Może to właśnie jest największa lekcja z tej całej historii. Nie wystarczy wybudować boisk. Nie wystarczy uchwalić dobrych ustaw. Trzeba jeszcze nauczyć się być społeczeństwem. Nauczyć się rozmawiać, negocjować, szanować potrzeby innych, ale też bronić tego, co ważne. Dopóki tego nie zrobimy, będziemy budować kolejne orliki i kolejne orliki będą stawać się polami bitwy. Bo problem nie leży w boiskach. Problem leży w nas.

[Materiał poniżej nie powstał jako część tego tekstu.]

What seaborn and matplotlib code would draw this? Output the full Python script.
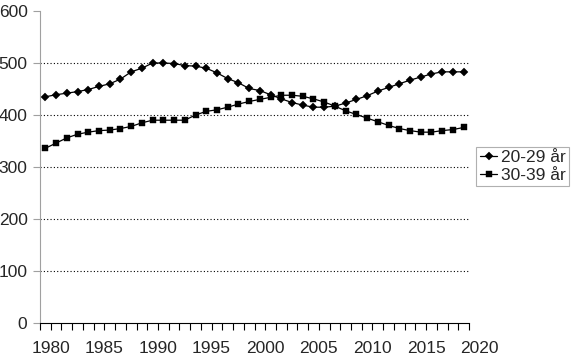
import numpy as np
import pandas as pd
import matplotlib
matplotlib.use("Agg")
import matplotlib.pyplot as plt
import seaborn as sns

# ---- data ----
years = list(range(1980, 2020))
age_20_29 = [435, 439, 442, 445, 449, 455, 460, 469, 483, 490,
             500, 500, 499, 495, 494, 490, 481, 470, 462, 451,
             447, 439, 431, 424, 419, 415, 415, 417, 423, 430,
             437, 446, 453, 460, 467, 473, 479, 483, 483, 483]
age_30_39 = [336, 346, 356, 363, 367, 370, 371, 374, 378, 385,
             390, 390, 390, 390, 400, 407, 410, 415, 421, 426,
             430, 434, 438, 438, 436, 431, 425, 417, 408, 401,
             394, 387, 380, 374, 370, 367, 367, 370, 372, 376]
series_names = ["20-29 år", "30-39 år"]
x_labels = ["1980", "1985", "1990", "1995", "2000", "2005", "2010", "2015", "2020"]
y_ticks = [0, 100, 200, 300, 400, 500, 600]

sns.set_style("white")
plt.rcParams['font.family'] = ['Liberation Sans', 'DejaVu Sans']
FS = 12.5

fig = plt.figure(figsize=(5.8, 3.57), dpi=100)
ax = fig.add_axes([40/580, 34/357, 429/580, 312/357])

pos = np.arange(len(years))
df = pd.DataFrame({"pos": pos, "year": years,
                   series_names[0]: age_20_29, series_names[1]: age_30_39})
long = df.melt(id_vars=["pos", "year"], var_name="serie", value_name="antal")

# gridlines (dotted) between bottom and top
ax.hlines(y_ticks[1:-1], -0.5, len(years) - 0.5, colors="black",
          linestyles=(0, (1, 2)), linewidth=0.8, zorder=1)

sns.lineplot(data=long[long.serie == series_names[0]], x="pos", y="antal",
             color="black", marker="D", markersize=3.8, markeredgewidth=0.3,
             markeredgecolor="black", linewidth=0.9, label=series_names[0], ax=ax, zorder=3)
sns.lineplot(data=long[long.serie == series_names[1]], x="pos", y="antal",
             color="black", marker="s", markersize=4.1, markeredgewidth=0.3,
             markeredgecolor="black", linewidth=0.9, label=series_names[1], ax=ax, zorder=3)

ax.set_xlim(-0.5, len(years) - 0.5)
ax.set_ylim(y_ticks[0], y_ticks[-1])
ax.set_xlabel("")
ax.set_ylabel("")

# y axis
ax.set_yticks(y_ticks)
ax.set_yticklabels([str(v) for v in y_ticks], fontsize=FS)
ax.tick_params(axis="y", direction="out", length=5, width=0.8, color="#a0a0a0", pad=4, left=True)

# x axis: ticks at category boundaries, labels every 5 categories
ax.set_xticks(np.arange(-0.5, len(years), 1))
ax.set_xticklabels([])
ax.tick_params(axis="x", direction="out", length=5, width=0.8, color="black", bottom=True)
for i, lab in enumerate(x_labels):
    ax.annotate(lab, xy=(i * 5 + 0.5, 0), xycoords=("data", "axes fraction"),
                xytext=(0, -21.5), textcoords="offset points",
                ha="center", va="baseline", fontsize=FS, annotation_clip=False)

for s in ["top", "right"]:
    ax.spines[s].set_visible(False)
ax.spines["left"].set_color("#a0a0a0")
ax.spines["left"].set_linewidth(0.8)
ax.spines["bottom"].set_color("black")
ax.spines["bottom"].set_linewidth(0.8)

leg = ax.legend(loc="center left", bbox_to_anchor=(476.5/580, 1 - 166.5/357),
                bbox_transform=fig.transFigure, frameon=True, fancybox=False,
                edgecolor="#b0b0b0", framealpha=1, fontsize=FS, borderpad=0.2,
                handlelength=1.0, handletextpad=0.2, labelspacing=0.15,
                borderaxespad=0)
leg.get_frame().set_linewidth(0.8)

fig.savefig("out.png", dpi=100)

Gdybym miał wskazać jeden moment, który symbolizuje całą tę historię, to byłby to obraz prezydenta Pawła Maja stojącego przed bramą więzienia, gotowego odsiedzieć karę za to, że pozwolił dzieciom grać w piłkę. To absurd, tragedia i nadzieja w jednym. Absurd, bo doszliśmy do punktu, gdzie prawo do zabawy kończy się więzieniem. Tragedia, bo pokazuje jak bardzo jesteśmy podzieleni. Ale też nadzieja, bo są jeszcze ludzie gotowi walczyć o to, co słuszne.
Orliki mogą jeszcze spełnić swoją misję. Ale potrzeba do tego czegoś więcej niż pieniędzy i ustaw. Potrzeba nam, Polakom, nauczyć się żyć razem. I to jest najtrudniejsze zadanie ze wszystkich.